With a survival rate of only 10.7%, lung cancer is the main cancer-related cause of death and one of the main causes of productivity loss in Spain. According to a recent study by the UB School of Economics researcher Josep Darbà and the scientific advisor at BCN Health Alicia Marsà, premature deaths due to lung cancer in Spain are responsible for 60,846 years of potential productive life lost and productivity losses amount to €13.1 billion over the 10-year period between 2008 and 2017. In the light of these results, the authors argue that the allocation of more resources to the prevention and treatment of lung cancer in working age individuals may result in substantial reductions in productivity losses.

The article “The cost of lost productivity due to premature lung cancer-related mortality: results from Spain over a 10-year period” has been published in the scientific journal BMC Cancer. The objective of this study was to evaluate the losses in terms of productivity that occur due to premature deaths due to lung cancer in Spain. The human capital approach was used to calculate this figure. This method considers the income and contribution to the nation productivity of an individual that are prevented when a premature death occurs, using data on mortality, reference salaries and unemployment rates.

In total, 212,632 people died of lung cancer in Spain between 2008 and 2017, 69,225 during working age. Deaths due to lung cancer represented 28.90% of all cancer-related deaths in 2017 in males and 10.83% in females, with an increasing tendency in this last case, according to the results of the study. The year 2008 displayed the highest number of years of potential productive life lost for males, 49,654, while the highest number in females was observed the last year of the study period, 23,035 measured in 2016. Premature mortality in the age period between 50 and 59 years accounted for the highest values of years of potential productive life lost. The amount of losses derived from males was significantly higher than that derived from women, yet in both cases losses showed a decreasing tendency over the study period.

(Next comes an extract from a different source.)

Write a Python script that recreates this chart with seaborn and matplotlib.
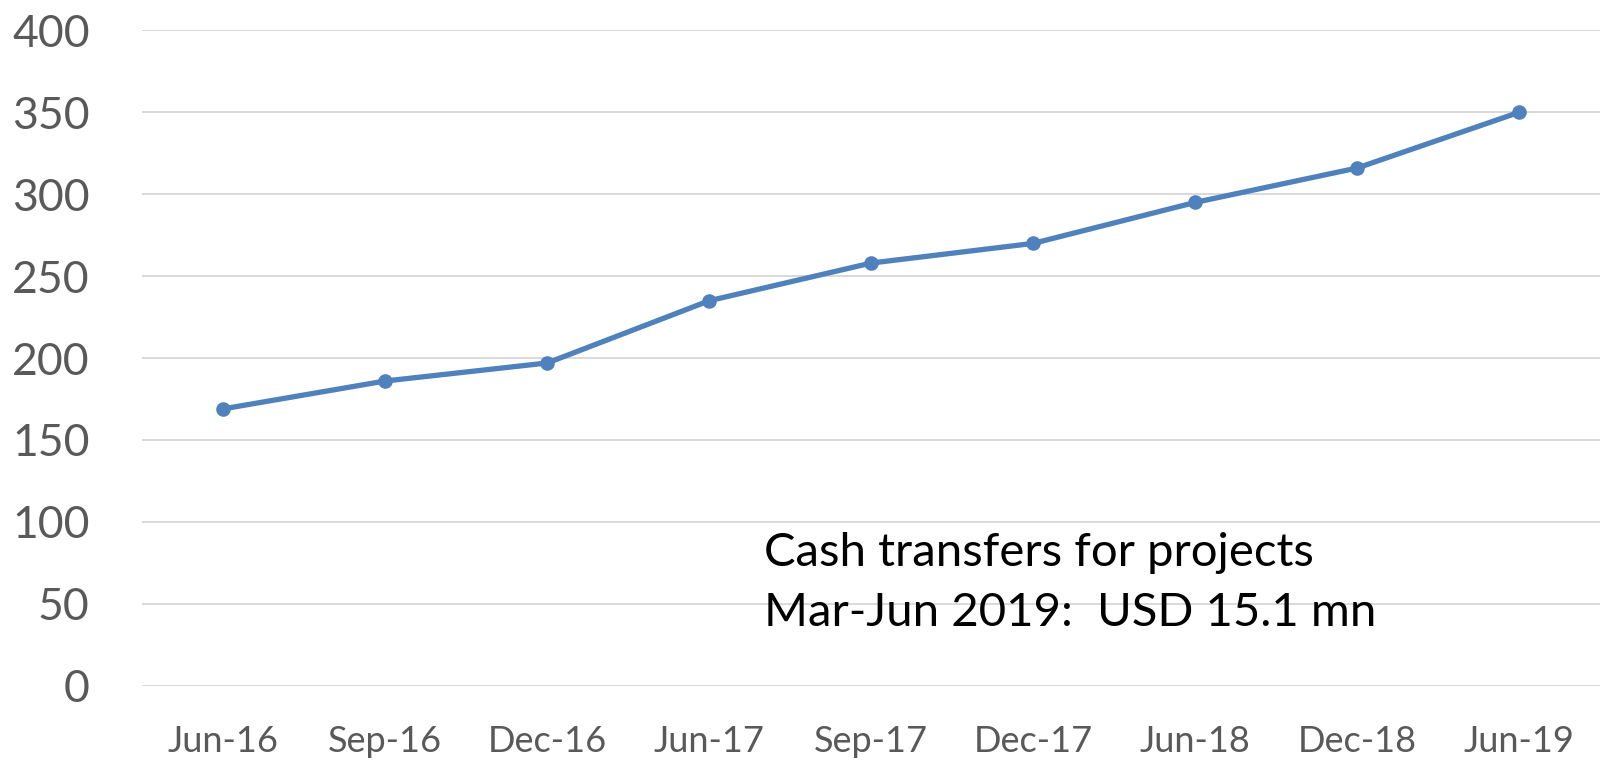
import matplotlib
matplotlib.use("Agg")
import matplotlib.pyplot as plt
import pandas as pd
import seaborn as sns

# values
periods = ["Jun-16", "Sep-16", "Dec-16", "Jun-17", "Sep-17",
           "Dec-17", "Jun-18", "Dec-18", "Jun-19"]
values = [169, 186, 197, 235, 258, 270, 295, 316, 350]
y_ticks = [0, 50, 100, 150, 200, 250, 300, 350, 400]
note_lines = ["Cash transfers for projects", "Mar-Jun 2019:  USD 15.1 mn"]

df = pd.DataFrame({"Period": periods, "Value": values})

sns.set_style("white")
plt.rcParams["font.family"] = ["Lato", "DejaVu Sans"]

fig = plt.figure(figsize=(16, 7.61), dpi=100)
ax = fig.add_axes([0.089, 0.099, 0.911, 0.861])

sns.lineplot(data=df, x="Period", y="Value", ax=ax, color="#4F81BD",
             linewidth=3.8, marker="o", markersize=10.5, markeredgewidth=0,
             sort=False, zorder=3)

ax.set_ylim(0, 400)
ax.set_xlim(-0.5, len(periods) - 0.5)
ax.set_yticks(y_ticks)
ax.yaxis.grid(True, color="#D9D9D9", linewidth=1.4)
ax.set_axisbelow(True)
for s in ax.spines.values():
    s.set_visible(False)
ax.tick_params(axis="y", length=0, labelsize=32, labelcolor="#595959", pad=38)
ax.tick_params(axis="x", length=0, labelsize=26, labelcolor="#595959", pad=28)
ax.set_xlabel("")
ax.set_ylabel("")

ax.text(3.34, 94, "\n".join(note_lines), fontsize=34, color="black",
        va="top", ha="left", linespacing=1.55)

fig.savefig("out.png", dpi=100)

In the calculation of losses, the significantly different wages for males and females in Spain play an important role and distort any interpretation of mortality trends. Lung cancer is the fourth most prevalent cancer among males in Spain, the ninth in women, and the leading cancer-related cause of death in males. In Spain, the 5-year survival rate is only 10.7%. Lung cancer mortality peaks in individuals aged 75 to 79 years in developed countries; however, worldwide, the highest rates are observed in males between 60 and 75 years of age.